Absolutely I see all the borders in this diagram as blurred lines. There's no easy way to distinguish them, but I think it's interesting and useful to think of them as functionally seperate.


Actually this thing grew out of a broader discussion about how within the group there seem to be two different and not entirely compatible ways of approaching character play, with some of the players apparently having a fixed idea of their characters that they demonstrate in play, and others sort of intuitively creating their character through play.  We were talking about where that came from (and I think it really needs to be its own thread), and it got me thinking about the "space" in which players make decisions about the game.

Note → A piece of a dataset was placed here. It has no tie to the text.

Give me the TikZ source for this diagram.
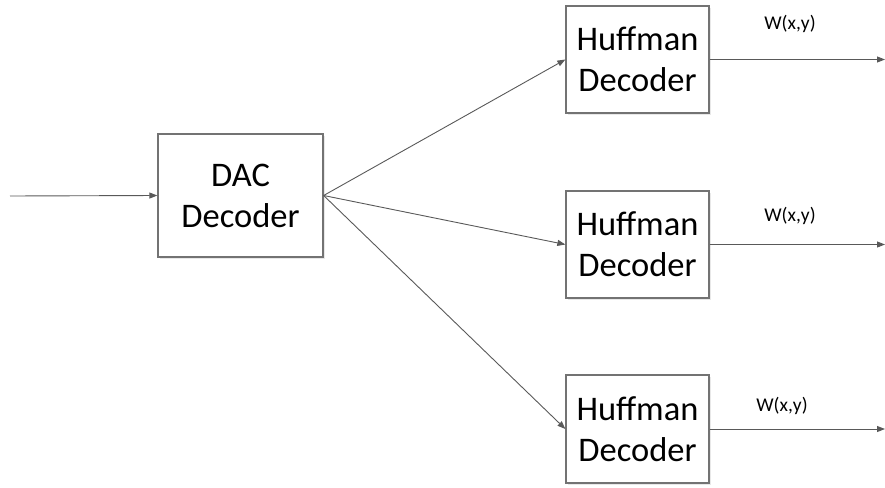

Those are good observations. I've seen both of those things happen, especially the latter. It's a thing I've seen especially with players who are very enthusiastic about the idea of indie games, so much so that they think the objective is to collaboratively create a great story, and they'll ignore the system, their character's desires, and anything else, in service of making it come out "right".
Aaron Baker

Posts: 28

« Reply #5 on: June 27, 2010, 06:41:32 PM »

Dan and Simon,
An experience I had in DnD, that I still struggle with.
I consider my wife to be a "better roleplayer," than I am, because she immerses herself in character, that said, the two best examples I can give are both situations she thinks she did "wrong," and because of them, she avoids joining more games with me.
The first was a warhammer fantasy roleplay, where she was playing a cleric who was new to adventuring.  The DM described the dusty cobwebbed cave entrance, and shortly after entering, my wife decided that her character would sneeze from the dust.  I thought it was great roleplay, but the other characters looked at her oddly, and she felt she had done something wrong.
The second time we were fighting giant rats, rat swarms, and the were-rats leading them.  She entered a room, saw a lump under a pillow, and attacked it with her mace.  Glass shattered, and the party got mad at her because they thought she smashed a potion (it was whiskey, worth 10 gold as treasure...).
In my opinion, in both cases the other players were meta-gaming, but because my wife was new, she didn't realize she was right and they were wrong.  I still can't convince her of this...

Posts: 2293

My name is Raven.

« Reply #6 on: June 28, 2010, 05:59:59 PM »

Aaron, neither your wife nor your friends were "wrong": both simply have very different styles of play. Your wife was playing according to one style, one with specific priorities of play that your friends did not share. You might be interested in GNS and Other Matters of Role-playing Theory, which is an older overview of this topic.